BoPeng / simuPOP

A general-purpose forward-time population genetics simulation environment.
http://bopeng.github.io/simuPOP/
GNU General Public License v2.0
31 stars 12 forks source link

mutation rate #40

Closed Amelia-uoft closed 7 years ago

Amelia-uoft commented 7 years ago

Hi, I have a question about the mutation rate. I used simuPOP to simulate rare variants on 50kb, 100kb, and 300kb region separately. From our simulation results, we found that the mutation rate (probability to observe minor allele at single locus) increases when the size of the region increases. That is to say, 50kb region has lower mutation rate than 100kb region, and 100kb region has lower mutation rate than 300kb region. I am wondering whether such difference is designed/implied by the simulation model used in simuPOP. Thank you!

BoPeng commented 7 years ago

What mutation operator do you use?

Amelia-uoft commented 7 years ago

Sorry. I am not sure what is mutation operator. But my code to simulate the data is as below: python srv.py --gui=batch --selDist=gamma3 --regions=chr1:1..100000 --popFile=s_g3.pop --markerFile=s_g3.map --mutantFile=s_g3.mut

BoPeng commented 7 years ago

I see, are you using srv from here? This script by default uses a diallelic mutation model which should yield even mutations across the region. Anyway,

  1. By default a finite sited mutation model is used in which a mutant could be mutated back to wildtype allele. However, what you observed could potentially be explained by the alternative infinite-site model where repeated mutations would be ignored, thus causing lower observed mutation rates at smaller regions.

  2. How do you measure mutation rate? Do you simply count number of mutations in the mut file? In this case the mutations are final result of the evolutionary process, not the mutations that have been introduced to the population during evolution. According to this line of code, if you use option --verbose 2, you could get a mutations.lst file with all the mutations.

Amelia-uoft commented 7 years ago

My 100kb region was simulated 2years ago, 50kb and 300kb were simulated in Nov 2016. Do you think this problem is because of the changes of "srv" that has been made in the last two years?

After obtaining my simulated data, I only keep variants with MAF less than 1% and greater than 0.05%. Also, I coded each locus as 0 or 1, 0 means two major alleles, 1 means at least one minor allele (we call this as one mutation). The mutation rate is calculated based on each gene, which is number of mutations divided by number of sites in the region.

I am not sure whether our observed difference in the mutation rate is related to your model setting or not.

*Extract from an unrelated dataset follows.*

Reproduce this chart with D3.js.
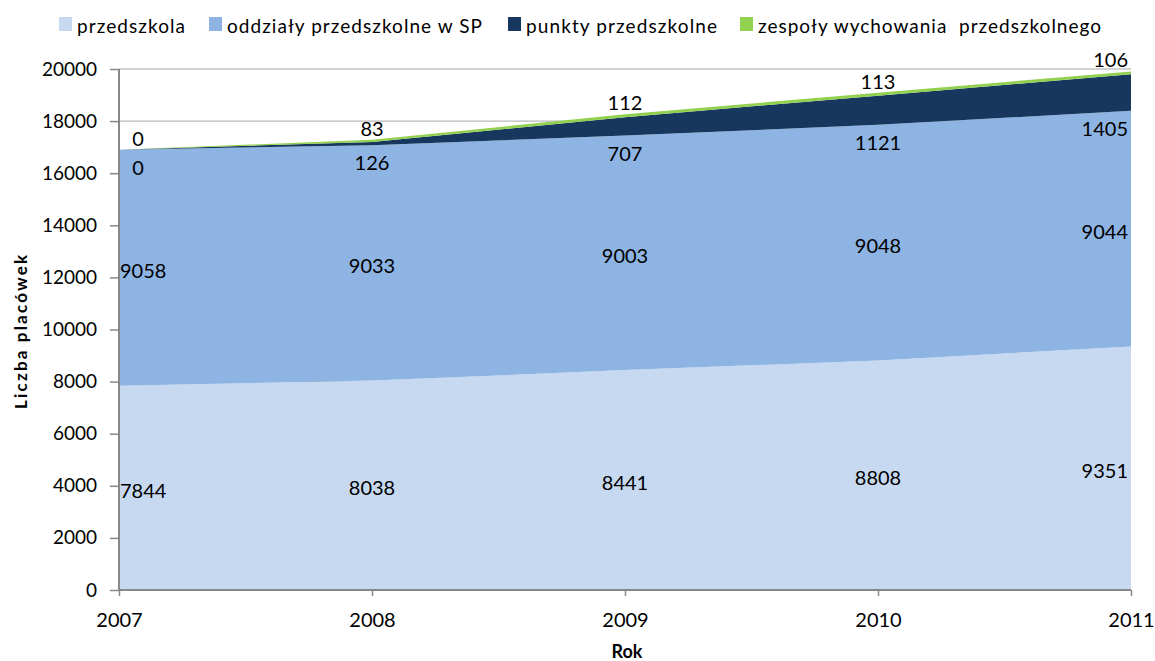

BoPeng commented 7 years ago

I can only say that in theory the mutation rates should not be correlated with length of regions. If you really would like to resolve this, you can

  1. Use --verbose 2 to re-run the simulation to get the raw mutations from mutations.lst. This will let us know if the mutations are generated correctly. You could use finite and infinite-site models to see if there is a difference.

  2. If mutations are generated correctly and you still observe the differences that you described. You can try to disable natural selection and see if gene length and/or genetic drift is causing the observation, and then restore natural selection. You might find something that can explain the results.

Amelia-uoft commented 7 years ago

Thanks for your suggestions!